In quel grido c’era tutto Desmarest: la sua arte, la sua ispirazione e il suo dolore per un immeritato esilio che ormai durava da più di un decennio. A consolarlo, oltre alle soddisfazioni in campo professionale, restavano solo l’amore della sposa e la sollecitudine degli amici, tra i quali il più fedele continuava a dimostrarsi il buon Jean-Baptiste Matho. Forte della protezione accordatagli dal duca di Tolosa, Matho continuava a cercare di ottenere per il collega una piena riabilitazione agli occhi della giustizia. Si racconta, a questo proposito, un commovente episodio, che dimostra tutta l’ammirazione di cui Desmarest continuò a godere nelle alte sfere anche nei momenti più bui.

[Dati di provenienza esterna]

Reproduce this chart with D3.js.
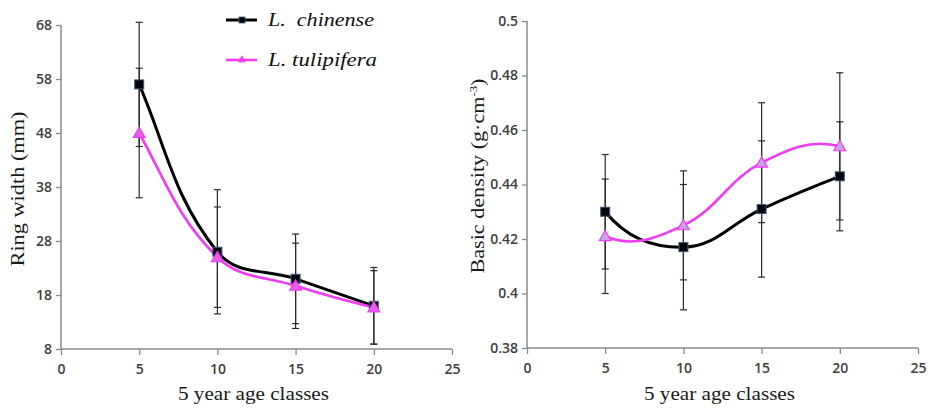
<!DOCTYPE html>
<html>
<head>
<meta charset="utf-8">
<script src="https://cdn.jsdelivr.net/npm/d3@7"></script>
<style>
  html, body { margin: 0; padding: 0; background: #ffffff; }
  svg { display: block; }
</style>
</head>
<body>
<svg id="chart" width="931" height="411"></svg>
<script>
// ---------------- data ----------------
const ageClasses = [5, 10, 15, 20];
const xTickValues = [0, 5, 10, 15, 20, 25];

const ringChinense       = [57.0, 26.0, 21.0, 16.0];
const ringChinenseErr    = [11.5, 11.5, 8.3, 7.1];
const ringTulipifera     = [48.0, 25.0, 19.7, 15.7];
const ringTulipiferaErr  = [12.0, 9.3, 7.9, 6.8];
const ringTickValues     = [8, 18, 28, 38, 48, 58, 68];

const densChinense       = [0.430, 0.417, 0.431, 0.443];
const densChinenseErr    = [0.021, 0.023, 0.025, 0.020];
const densTulipifera     = [0.421, 0.425, 0.448, 0.454];
const densTulipiferaErr  = [0.021, 0.020, 0.022, 0.027];
const densTickValues     = [0.38, 0.40, 0.42, 0.44, 0.46, 0.48, 0.50];

const seriesNames = ["L.  chinense", "L. tulipifera"];

// ---------------- styles ----------------
const BLACK = "#000000";
const MAGENTA = "#f03cf0";
const AXIS = "#8a8a8a";
const TICKTXT = "#404040";
const SERIF = "'Liberation Serif', 'Times New Roman', serif";
const SANS = "'Open Sans', 'Liberation Sans', Arial, sans-serif";

const svg = d3.select("#chart");

// Smooth curve (spreadsheet-like): tangent along neighbour chord, arm length
// proportional to segment length, end tangents mirrored with a weight that
// grows with the relative length of the adjacent segment.
function smoothPath(pts, k) {
  const n = pts.length;
  const sub = (a, b) => [a[0] - b[0], a[1] - b[1]];
  const len = v => Math.hypot(v[0], v[1]);
  const ang = v => Math.atan2(v[1], v[0]);
  const T = new Array(n);
  for (let i = 1; i < n - 1; i++) {
    const a = ang(sub(pts[i + 1], pts[i - 1]));
    T[i] = [Math.cos(a), Math.sin(a)];
  }
  const endT = (tIn, chord, adjLen) => {
    const ratio = adjLen / len(chord);
    const w = Math.min(1.8, Math.pow(ratio, 2.5));
    const c = ang(chord), t = ang(tIn);
    const a = c + w * (c - t);
    return [Math.cos(a), Math.sin(a)];
  };
  T[0] = endT(T[1], sub(pts[1], pts[0]), len(sub(pts[2], pts[1])));
  T[n - 1] = endT(T[n - 2], sub(pts[n - 1], pts[n - 2]), len(sub(pts[n - 2], pts[n - 3])));
  const p = d3.path();
  p.moveTo(pts[0][0], pts[0][1]);
  for (let i = 0; i < n - 1; i++) {
    const d = len(sub(pts[i + 1], pts[i]));
    const c1 = [pts[i][0] + T[i][0] * d * k, pts[i][1] + T[i][1] * d * k];
    const c2 = [pts[i + 1][0] - T[i + 1][0] * d * k, pts[i + 1][1] - T[i + 1][1] * d * k];
    p.bezierCurveTo(c1[0], c1[1], c2[0], c2[1], pts[i + 1][0], pts[i + 1][1]);
  }
  return p.toString();
}

function drawPanel(cfg) {
  const g = svg.append("g");
  const x = d3.scaleLinear().domain([0, 25]).range([cfg.left, cfg.right]);
  const y = d3.scaleLinear().domain(cfg.yDomain).range([cfg.bottom, cfg.top]);

  // axes
  const yAxis = d3.axisLeft(y).tickValues(cfg.yTicks).tickSize(5).tickPadding(4)
    .tickFormat(cfg.yFormat);
  const gy = g.append("g").attr("transform", `translate(${cfg.left},0)`).call(yAxis);
  const xAxis = d3.axisBottom(x).tickValues(xTickValues).tickSize(6).tickPadding(9)
    .tickFormat(d3.format("d"));
  const gx = g.append("g").attr("transform", `translate(0,${cfg.bottom})`).call(xAxis);
  [gx, gy].forEach(a => {
    a.attr("font-size", null).attr("font-family", null);
    a.select(".domain").attr("stroke", AXIS).attr("stroke-width", 1.5);
    a.selectAll(".tick line").attr("stroke", AXIS).attr("stroke-width", 1.3);
    a.selectAll(".tick text").attr("fill", TICKTXT)
      .style("font-family", SANS).style("font-size", "14px").style("font-weight", "600");
  });
  gx.select(".domain").attr("d", `M${cfg.left},0H${cfg.right}`);
  gy.select(".domain").attr("d", `M0,${cfg.bottom}V${cfg.top}`);

  const series = [
    { vals: cfg.tul, err: cfg.tulErr, color: MAGENTA, width: 2.6, marker: "tri" },
    { vals: cfg.chi, err: cfg.chiErr, color: BLACK, width: 3, marker: "sq" }
  ];

  // error bars
  const eb = g.append("g").attr("stroke", "#2b2b2b").attr("stroke-width", 1.2).attr("fill", "none");
  series.forEach(s => {
    ageClasses.forEach((a, i) => {
      const cx = x(a), y1 = y(s.vals[i] + s.err[i]), y0 = y(s.vals[i] - s.err[i]);
      eb.append("line").attr("x1", cx).attr("x2", cx).attr("y1", y1).attr("y2", y0);
      eb.append("line").attr("x1", cx - 3.5).attr("x2", cx + 3.5).attr("y1", y1).attr("y2", y1);
      eb.append("line").attr("x1", cx - 3.5).attr("x2", cx + 3.5).attr("y1", y0).attr("y2", y0);
    });
  });

  // lines
  const order = cfg.lineOrder;
  order.forEach(idx => {
    const s = series[idx];
    const pts = ageClasses.map((a, i) => [x(a), y(s.vals[i])]);
    g.append("path").attr("d", smoothPath(pts, 0.38)).attr("fill", "none")
      .attr("stroke", s.color).attr("stroke-width", s.width)
      .attr("stroke-linecap", "round").attr("stroke-linejoin", "round");
  });
  // markers
  order.forEach(idx => {
    const s = series[idx];
    ageClasses.forEach((a, i) => {
      const cx = x(a), cy = y(s.vals[i]);
      if (s.marker === "sq") {
        g.append("rect").attr("x", cx - 4.5).attr("y", cy - 4.5).attr("width", 9).attr("height", 9)
          .attr("fill", "#05050f").attr("stroke", "#3d5873").attr("stroke-width", 1);
      } else {
        g.append("path").attr("d", d3.symbol(d3.symbolTriangle, 60)())
          .attr("transform", `translate(${cx},${cy + 1})`)
          .attr("fill", cfg.triFill).attr("stroke", MAGENTA).attr("stroke-width", 1.2);
      }
    });
  });

  // axis titles
  g.append("text").attr("x", (cfg.left + cfg.right) / 2 - 3).attr("y", 400)
    .attr("text-anchor", "middle").attr("fill", "#1a1a1a")
    .style("font-family", SERIF).style("font-size", "19px")
    .attr("textLength", 151).attr("lengthAdjust", "spacingAndGlyphs")
    .text("5 year age classes");

  const yt = g.append("text")
    .attr("transform", `translate(${cfg.yTitleX},${cfg.yTitleY}) rotate(-90)`)
    .attr("text-anchor", "middle").attr("fill", "#1a1a1a")
    .style("font-family", SERIF).style("font-size", "19px")
    .attr("textLength", cfg.yTitleLen).attr("lengthAdjust", "spacingAndGlyphs");
  cfg.yTitle(yt);
}

drawPanel({
  left: 61, right: 452, top: 25, bottom: 349,
  yDomain: [8, 68], yTicks: ringTickValues, yFormat: d3.format("d"),
  chi: ringChinense, chiErr: ringChinenseErr, tul: ringTulipifera, tulErr: ringTulipiferaErr,
  lineOrder: [1, 0], triFill: "#e45ee8",
  yTitleX: 24, yTitleY: 189, yTitleLen: 155,
  yTitle: t => t.text("Ring width (mm)")
});

drawPanel({
  left: 527, right: 918, top: 21, bottom: 348,
  yDomain: [0.38, 0.50], yTicks: densTickValues, yFormat: d => String(+d.toFixed(2)),
  chi: densChinense, chiErr: densChinenseErr, tul: densTulipifera, tulErr: densTulipiferaErr,
  lineOrder: [1, 0], triFill: "#c9a3e0",
  yTitleX: 484, yTitleY: 176, yTitleLen: 195,
  yTitle: t => {
    t.append("tspan").text("Basic density (g·cm");
    t.append("tspan").attr("dy", -7).style("font-size", "11px").text("-3");
    t.append("tspan").attr("dy", 7).text(")");
  }
});

// legend
const legend = svg.append("g");
const legendRows = [
  { name: seriesNames[0], color: BLACK, width: 3, marker: "sq", y: 20, ty: 26, len: 106 },
  { name: seriesNames[1], color: MAGENTA, width: 2.6, marker: "tri", y: 60, ty: 66, len: 109 }
];
legendRows.forEach(r => {
  legend.append("line").attr("x1", 226).attr("x2", 257).attr("y1", r.y).attr("y2", r.y)
    .attr("stroke", r.color).attr("stroke-width", r.width);
  if (r.marker === "sq") {
    legend.append("rect").attr("x", 239).attr("y", r.y - 3).attr("width", 6).attr("height", 6)
      .attr("fill", "#05050f").attr("stroke", "#3d5873").attr("stroke-width", 0.8);
  } else {
    legend.append("path").attr("d", d3.symbol(d3.symbolTriangle, 28)())
      .attr("transform", `translate(242,${r.y})`).attr("fill", MAGENTA);
  }
  legend.append("text").attr("x", 268).attr("y", r.ty)
    .attr("fill", "#111").style("font-family", SERIF).style("font-style", "italic")
    .style("font-size", "19px").style("white-space", "pre").attr("xml:space", "preserve")
    .attr("textLength", r.len).attr("lengthAdjust", "spacingAndGlyphs")
    .text(r.name);
});
</script>
</body>
</html>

Mentre Luigi XIV si trovava in visita presso il duca di Tolosa, Matho approfittò della presenza del monarca per far eseguire, durante la messa, alcune vecchie composizioni di Desmarest risalenti all’epoca del suo apprendistato presso la Chapelle Royale. La scena si ripeté ogni giorno per un’intera settimana durante la quale, in mezzo allo stupore generale, Luigi XIV mostrò sempre di ricordarsi sia dei mottetti che del loro compositore. Erano vent’anni che il re non ascoltava quelle note, e ancora si dimostrava in grado di riconoscerle. Incoraggiati dall’elogio che Luigi fece di Desmarest in quell’occasione, tutti i nobili raccolti intorno a lui pensarono bene di approfittarne per supplicarlo: che facesse finalmente tornare in Francia quel pover’uomo capace di sfornare simili meraviglie. Il re sospirò profondamente, e a malincuore “rispose che nessuno ci perdeva più di lui, ma che aveva giurato di non concedere mai una grazia per il crimine di cui [Desmarest] era stato accusato”. E rifiutò.
Desmarest potrà tornare in Francia solo nel 1722: sarà il reggente Filippo d’Orléans a concedergli quella grazia che Luigi XIV, contro il suo stesso interesse di affezionato melomane, continuò ostinatamente a rifiutargli. Del suo più lungo e più desolante esilio invece, quello che per oltre due secoli l’ha visto escludere dalla lista dei Grandi della Storia della musica, solo oggi si comincia, per fortuna, a intravvedere la fine.